Alors qu’il reste peu de temps avant l’élection, Harris essaie de plaire à tout le monde. Mais cette politique peut lui faire tout perdre, surtout avec la contradiction entre les paroles et les actes. D’une part, Harris appelle à l’arrêt de la guerre et à l’allègement des souffrances humaines et, d’autre part, elle continue à soutenir Israël politiquement, militairement et économiquement en tant que vice-président. Partant, ses positions ambigües sur la question de l’arrêt de la guerre contre Gaza peuvent réduire ses chances de remporter les élections.

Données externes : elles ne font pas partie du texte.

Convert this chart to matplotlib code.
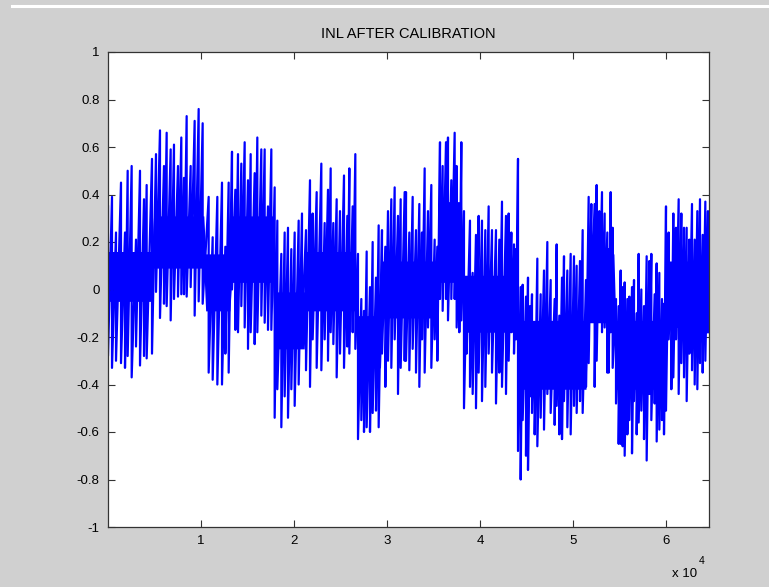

Quant à Trump, bien qu’il soutienne le plus Israël et Netanyahu, il essaie également d’adopter une position équilibrée pour des considérations électorales. D’une part, il courtise le lobby juif et les pro-Israéliens en affirmant son soutien à Israël et en confirmant que s’il avait été au pouvoir, le déluge d’Al-Aqsa ne se serait jamais produit. D’autre part, il courtise les opposants à la politique de Biden et à la persistance de la guerre, confirmant qu’il oeuvrera à mettre immédiatement fin à la guerre et à instaurer la paix par la force, selon sa vision. Contrairement à la politique vague et contradictoire des démocrates, Trump adopte une politique plus claire et plus décisive envers la guerre à Gaza et il est mieux disposé à faire pression sur Netanyahu pour arrêter la guerre et accepter la paix.
En contrepartie, Netanyahu exploite au maximum la scène électorale américaine et les enchères politiques entre les démocrates et républicains afin d’obtenir les plus grands gains pour lui et pour sa coalition radicale. Et ce, afin de rester au pouvoir le plus longtemps possible et d’obtenir encore plus de soutien politique, militaire et économique américain, que ce soit de l’Administration Biden ou du futur président. Netanyahu est conscient que Biden, au cours de ses derniers mois au pouvoir, est devenu incapable d’exercer une pression réelle sur le gouvernement israélien pour le pousser à entrer dans des négociations et parvenir à un accord pour l’échange des otages, l’arrêt de la guerre ou le désamorçage de l’escalade régionale, afin de ne pas mettre en colère le lobby juif ou réduire les chances de victoire de Harris. Netanyahu soutient également le retour de Trump à la Maison Blanche. Raison pour laquelle il cherche à prolonger la guerre et l’escalade dans la région pour embarrasser Biden et Harris et avorter toute tentative de parvenir à un accord. Il fait tout pour faire échouer les négociations en posant des conditions draconiennes. A chaque fois que s’approche la conclusion d’un accord, comme cela s’est produit après la déclaration tripartite égyptienne, américaine et qatarie, Netanyahu pose de nouvelles conditions ou entame une nouvelle escalade. Puis, il prétend que la résistance palestinienne est responsable de l’échec de l’accord. Mais en fait, Netanyahu est le premier responsable de cet échec. En plus, l’ambiguïté de la position américaine actuelle encourage le gouvernement de Netanyahu à poursuivre son escalade et à adopter la politique de la corde raide, dont tout le monde paiera le prix.